▶ LISTING

↓

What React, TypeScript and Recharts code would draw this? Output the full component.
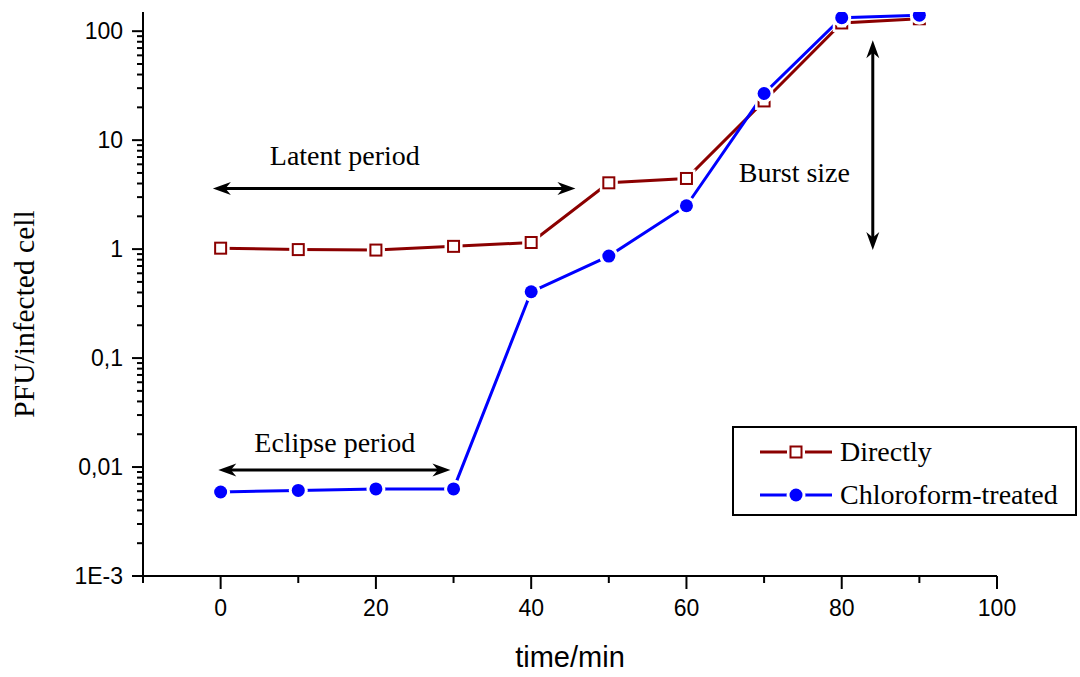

↑
↓

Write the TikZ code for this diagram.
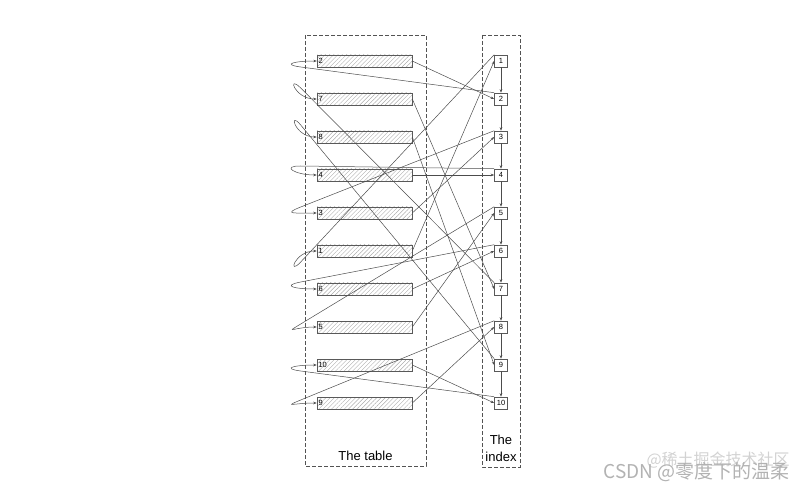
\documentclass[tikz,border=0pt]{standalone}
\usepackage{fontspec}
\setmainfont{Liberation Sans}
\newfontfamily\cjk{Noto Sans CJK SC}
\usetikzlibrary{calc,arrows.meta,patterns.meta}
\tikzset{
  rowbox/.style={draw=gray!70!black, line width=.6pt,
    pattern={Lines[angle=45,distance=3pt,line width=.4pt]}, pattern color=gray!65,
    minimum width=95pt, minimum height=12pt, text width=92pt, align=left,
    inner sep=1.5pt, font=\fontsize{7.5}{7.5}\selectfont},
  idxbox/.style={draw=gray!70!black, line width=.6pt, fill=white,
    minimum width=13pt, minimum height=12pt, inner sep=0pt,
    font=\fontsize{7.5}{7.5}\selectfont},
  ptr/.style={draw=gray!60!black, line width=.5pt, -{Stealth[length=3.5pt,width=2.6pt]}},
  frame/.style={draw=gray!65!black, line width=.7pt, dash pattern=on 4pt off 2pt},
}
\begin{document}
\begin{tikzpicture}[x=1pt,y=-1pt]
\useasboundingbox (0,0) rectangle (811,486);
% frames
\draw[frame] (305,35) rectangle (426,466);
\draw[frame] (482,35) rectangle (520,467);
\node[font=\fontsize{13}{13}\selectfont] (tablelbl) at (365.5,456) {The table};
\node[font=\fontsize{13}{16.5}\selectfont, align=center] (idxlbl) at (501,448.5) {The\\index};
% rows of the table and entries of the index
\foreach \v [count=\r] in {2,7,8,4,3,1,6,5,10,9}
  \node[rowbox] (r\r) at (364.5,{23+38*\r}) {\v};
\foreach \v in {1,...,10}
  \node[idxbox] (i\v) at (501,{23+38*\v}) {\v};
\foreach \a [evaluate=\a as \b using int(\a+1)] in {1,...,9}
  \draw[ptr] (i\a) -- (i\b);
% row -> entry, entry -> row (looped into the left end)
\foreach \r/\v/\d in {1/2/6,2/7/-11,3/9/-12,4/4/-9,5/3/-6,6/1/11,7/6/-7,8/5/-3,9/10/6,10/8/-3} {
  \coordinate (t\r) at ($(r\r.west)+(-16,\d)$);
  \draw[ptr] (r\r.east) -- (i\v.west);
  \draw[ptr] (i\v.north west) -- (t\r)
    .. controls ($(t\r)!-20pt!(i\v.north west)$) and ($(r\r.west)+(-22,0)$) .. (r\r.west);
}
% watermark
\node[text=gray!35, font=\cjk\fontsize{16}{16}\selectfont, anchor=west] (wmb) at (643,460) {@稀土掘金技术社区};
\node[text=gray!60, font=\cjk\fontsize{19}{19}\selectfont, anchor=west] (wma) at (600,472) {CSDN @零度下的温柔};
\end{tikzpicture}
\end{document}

↑

Extract every line containing the string "this" from the data above.

▶ WRITTEN RESPONSE
What React, TypeScript and Recharts code would draw this? Output the full component.
Write the TikZ code for this diagram.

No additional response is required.